Le XIXe siècle compte de nombreuses femmes artistes: peintres, sculptrices, romancières, poétesses, mais peu de leurs noms sont arrivés jusqu'à nous. Condamnées moralement et moquées de leur vivant parce qu'elles avaient échappé aux rôles que les hommes leur avaient dévolus, elles ont souvent été effacées des mémoires et oubliées dans les anthologies.
Connaissez-vous Jeanne Loiseau, Marie de Heredia ou Marcelle Tinayre ? Des femmes autrices au succès reconnu de leur vivant, mais qui ont peu à peu sombré dans l'oubli. Et pourtant... Des figures de mères et de femmes sacrifiées ou blessées, des histoires de mortes vengeresses et d'événements paranormaux : voici ce que vous raconteront ces six nouvelles.
(4e de couverture)
Mon avis :
C'est une belle édition en couleur, avec un avant texte de qualité pour introduire la lecture.
La première nouvelle, "Une mère" de Jeanne Loiseau, est tout à fait transposable à notre époque: Hélène, femme abandonnée par son mari, élève seule ses deux enfants dans une pauvreté mal dissimulée. Son objectif: "mener à bien l'éducation des enfants sans aucun compromis". Il faudra pourtant mettre sa fierté de côté et se résoudre à en faire... Hélène aura tout essayé: donner des cours particuliers (mais la jeune femme riche à qui elle s'adresse, si elle est prête à dépenser une fortune en soins de beauté, rechigne à payer une enseignante pour ses enfants...) et même rédiger des articles de journal. Cependant ses chroniques, jugées d'une "finesse d'ironie amusante", se heurtent à la misogynie de ce milieu 100% masculin ("C'était l’œuvre d'une femme"). On partage avec elle son sentiment d'humiliation: trouver du travail, chercher à s'en sortir dignement, et se trouver confronter au mépris général, y compris celui de son mari qui se décharge sur elle de ses démarches d'affaires nébuleuses, il y a de quoi se décourager. Comme de nombreuses mamans, Hélène finira par se sacrifier pour le bien être de ses enfants, notamment pour le prometteur François méritant de brillantes études ("Ma mère a fait tout ce qu'elle a pu")...
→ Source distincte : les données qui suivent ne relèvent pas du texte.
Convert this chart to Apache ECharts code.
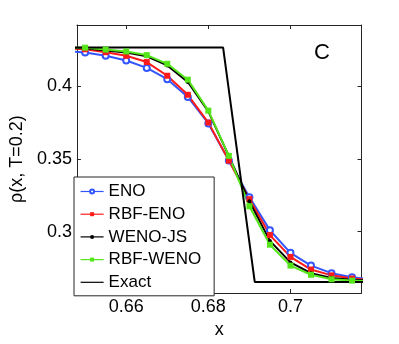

A la lecture de ce premier texte, on pense évidemment à l'historienne et journaliste Titiou Lecoq qui s'efforce de faire revivre les femmes oubliées du passé (ici, les autrices des nouvelles) tout en interpelant sur les situations perdurant de nos jours dans les couples. Le portrait d'homme n'est guère plus glorieux dans "Un secret de femme" de Camille Bias, histoire d'un mari qui, influencé par sa sœur (mauvaise), prouve qu'il n'a aucune confiance en sa femme.
La troisième, "L'autographe" de Marcelle Tinayre, raconte la vie de misère d'une femme seule. Cette ouvrière pauvre dépensera l'argent prévu à l'achat de bottines neuves pour acquérir un souvenir de son premier amour, "du seul amour de sa jeunesse". Un bien triste parcours...
Ce n'est guère mieux dans "La fille spectre" d'Agathe-Pauline Caylac de Ceylan, scène très vivante d'un voyage en diligence perturbé par la montée d'une petite sourde-muette ("Elle m'a toujours porté malheur..."). Maurice, jeune fiancé à quelques jours de son mariage, continue de s'intéresser aux belles femmes en don juan qu'il est, et représente donc "la perfidie masculine". Il est aussi question d'une femme abandonnée dans l'anecdote de l'hôtesse.
Par contre la nouvelle a une touche fantastique ("Une sensation de froid, un malaise physique et moral", "La petite-morte avait une tête de mort parfaite") et une fin mystérieuses qui introduisent les deux dernières.
L'ambiance de "Les morts se vengent" par Marie-Noémi Cadiot est en effet complètement différente, plus glauque et angoissante, voire surnaturelle avec ses morts qui se réveillent à la Toussaint ("Le jour des morts") façon Halloween.
La nouvelle qui clôt le recueil, "Le papillon rouge" de Marie de Heredia est également fantastique mais avec un brin de poésie. Persuadé qu'il ne reverra son amoureuse que le jour où il aura trouvé un papillon rouge sang, Fulgens passe sa vie à collectionner les insectes jusqu'à en devenir fou ("De la vie, de la liberté, de la beauté, de la joie, voilà ce que j'ai emprisonné dans la mort pour l'amour d'elle").
Nul doute que ces textes de "voix féminines" égalent en qualité ceux étudiés en classe de 4e!